I am still trying to understand at what point alcohol was demonized in our culture
Pretty near the beginning is a good bet, and of course it was banned at the highest level at one point, too, so this is nothing new.
Actually, no. Our Puritan and Separatist early founders in New England, and certainly the English planters in the Virginia colony (not to mention the various Spanish, French, Dutch, Norse, Italian, Portugese, and other travellers who established temporary settlements on these shores) had a great fondness of alcoholic beverages -- and it can very truthfully be said that beer and wine were much safer to drink than water in many of the towns and cities they had come from or founded when they arrived.

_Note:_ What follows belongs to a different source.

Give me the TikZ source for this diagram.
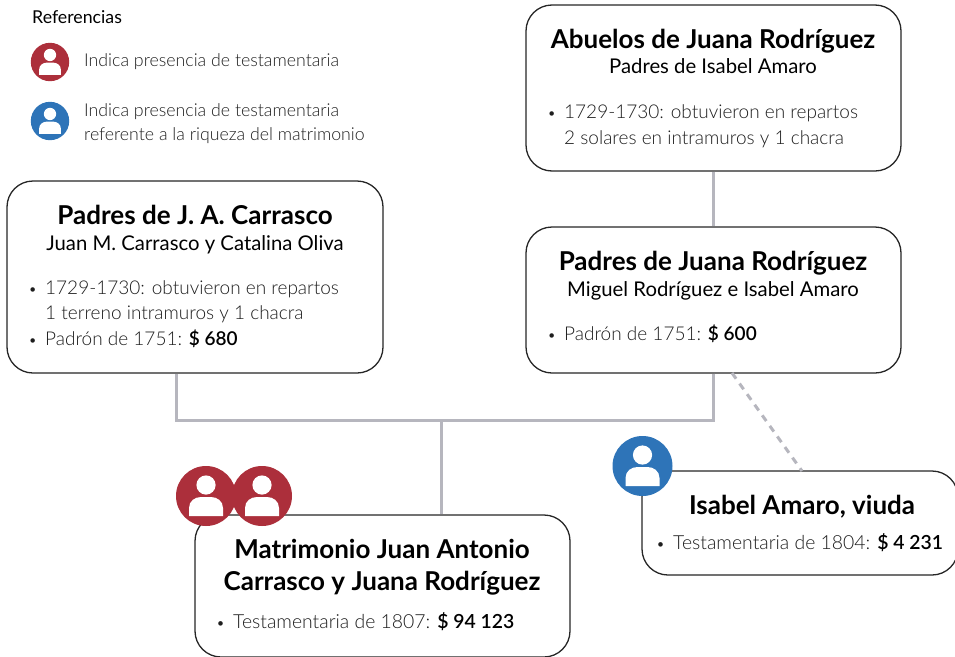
\documentclass[tikz,border=0pt]{standalone}
\usepackage{fontspec}
\setmainfont{Lato}
\newfontfamily\lightfont{Lato Light}
\usepackage{tikz}
\definecolor{linkGray}{HTML}{B6B6BE}
\definecolor{iconRed}{HTML}{AC2F3B}
\definecolor{iconBlue}{HTML}{2E74B8}
\definecolor{bodyGray}{HTML}{1E1E1E}
\tikzset{
    famBox/.style={draw=black!85, line width=1.3pt, rounded corners=26pt, fill=white, inner sep=0pt},
    titleText/.style={anchor=base, inner sep=0pt, font=\bfseries\fontsize{26}{32}\selectfont, align=center, text=black},
    subText/.style={anchor=base, inner sep=0pt, font=\fontsize{20.3}{24}\selectfont, text=black},
    bodyText/.style={anchor=base west, inner sep=0pt, align=left, font=\lightfont\fontsize{19}{25.5}\selectfont, text=bodyGray},
    testText/.style={bodyText, font=\lightfont\fontsize{19.4}{25.5}\selectfont},
    legendText/.style={anchor=base west, inner sep=0pt, align=left, font=\lightfont\fontsize{17.75}{24}\selectfont, text=bodyGray},
    linkLine/.style={draw=linkGray, line width=3pt},
    pics/personIcon/.style={code={
        \fill[#1] (0,0) circle (30);
        \fill[white] (0,-11) circle (9.6);
        \fill[white] (-17,20) -- (-17,12) .. controls (-17,5) and (-11,1) .. (-5,1) -- (5,1) .. controls (11,1) and (17,5) .. (17,12) -- (17,20) -- cycle;
    }}
}
\newcommand{\bul}{\llap{\scalebox{0.8}{\textbullet}\hspace{8pt}}}
\newcommand{\amount}[1]{\textcolor{black}{\bfseries #1}}
\begin{document}
\begin{tikzpicture}[x=1pt,y=-1pt]
        \useasboundingbox (0,0) rectangle (955,656);

        % Family boxes
        \node[famBox, minimum width=375pt, minimum height=166pt] (abuelos) at (713.5,88) {};
        \node[famBox, minimum width=376pt, minimum height=192pt] (padresCarrasco) at (195,277) {};
        \node[famBox, minimum width=375pt, minimum height=146pt] (padresJuana) at (713.5,300) {};
        \node[famBox, minimum width=375pt, minimum height=142pt] (matrimonio) at (382.5,586) {};
        \node[famBox, minimum width=316pt, minimum height=104pt] (isabel) at (800,523) {};

        % Connectors
        \coordinate (joint) at (441,420);
        \coordinate (dashTop) at (732,373);
        \coordinate (dashEnd) at (802,471);
        \draw[linkLine] (abuelos) -- (padresJuana);
        \draw[linkLine] (padresJuana.south) |- (joint) -| ([xshift=-19pt]padresCarrasco.south);
        \draw[linkLine] (joint) -- (joint |- matrimonio.north);
        \draw[linkLine, dash pattern=on 7pt off 6pt] (dashTop) -- (dashEnd);

        % Legend
        \node[anchor=base west, inner sep=0pt, font=\fontsize{17.75}{20}\selectfont] (legendTitle) at (32,23) {Referencias};
        \pic[scale=0.64] at (50,62) {personIcon=iconRed};
        \pic[scale=0.64] at (50,121) {personIcon=iconBlue};
        \node[legendText] (legendOne) at (84,66) {Indica presencia de testamentaria};
        \node[legendText] (legendTwo) at (84,140) {Indica presencia de testamentaria\\referente a la riqueza del matrimonio};

        % Abuelos
        \node[titleText] (abuelosTitle) at (713,48) {Abuelos de Juana Rodríguez};
        \node[subText] (abuelosSub) at (713,73) {Padres de Isabel Amaro};
        \node[bodyText] (abuelosBody) at (564,144) {\bul 1729-1730: obtuvieron en repartos\\2 solares en intramuros y 1 chacra};

        % Padres de Carrasco
        \node[titleText] (carrascoTitle) at (195,224) {Padres de J. A. Carrasco};
        \node[subText] (carrascoSub) at (195,250) {Juan M. Carrasco y Catalina Oliva};
        \node[bodyText] (carrascoBody) at (45,345) {\bul 1729-1730: obtuvieron en repartos\\1 terreno intramuros y 1 chacra\\\bul Padrón de 1751: \amount{\$ 680}};

        % Padres de Juana
        \node[titleText] (juanaTitle) at (713,270) {Padres de Juana Rodríguez};
        \node[subText] (juanaSub) at (713,296) {Miguel Rodríguez e Isabel Amaro};
        \node[bodyText] (juanaBody) at (564,340) {\bul Padrón de 1751: \amount{\$ 600}};

        % Matrimonio
        \node[titleText] (matrimonioTitle) at (382,590) {Matrimonio Juan Antonio\\Carrasco y Juana Rodríguez};
        \node[testText] (matrimonioBody) at (233,628) {\bul Testamentaria de 1807: \amount{\$ 94 123}};

        % Isabel
        \node[titleText] (isabelTitle) at (802,514) {Isabel Amaro, viuda};
        \node[testText] (isabelBody) at (673,549) {\bul Testamentaria de 1804: \amount{\$ 4 231}};

        % Icons over the boxes
        \foreach \cx in {206,262} {
            \pic at (\cx,496) {personIcon=iconRed};
        }
        \pic at (642.5,466) {personIcon=iconBlue};
    \end{tikzpicture}
\end{document}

History indicates that their attitudes about a great many activities were more "liberal" than at any point since, up until perhaps the middle of the 20th century.
The quantities of hard liquor alone that our founding fathers bought and consumed in a year would be staggering. George Washington produced ELEVEN THOUSAND gallons of rye whiskey at Mount Vernon in the year 1799 alone. Thomas Jefferson was an avid consumer and connoisseur of the best French wines and made sure the President's mansion was always well stocked.
The "Temperance" movement of the late 19th Century can be thanked more than anything else for our slow recovery from reactionary attitudes toward "demon rum." During what we now think of as the "Victorian" period, America developed a level of prudity that was, in itself, shocking to folks from other countries. From the stripping from common speech of many very descriptive terms (many of which are still considered unacceptable even today), to the founding of various pseudo-religious mystic health cults, to crippling social censure of any discussion of "biological" matters, to hyper-pious abstention from any substance or activity that was thought to give corporal pleasure -- we went just plain loony for "propriety."
Prohibition was certainly the high water mark for such things, but the effects still can be felt throughout our society -- in the sort of de-facto social stigma against certain substances, to our destructive fascination and counter-culture over-indulgances in them, and the vast hypocrisy that binds those elements together.
Just like today, folks like to find easy answers to social problems by blaming substances or items.
I could never tell if these ladies were making a threat, or a promise.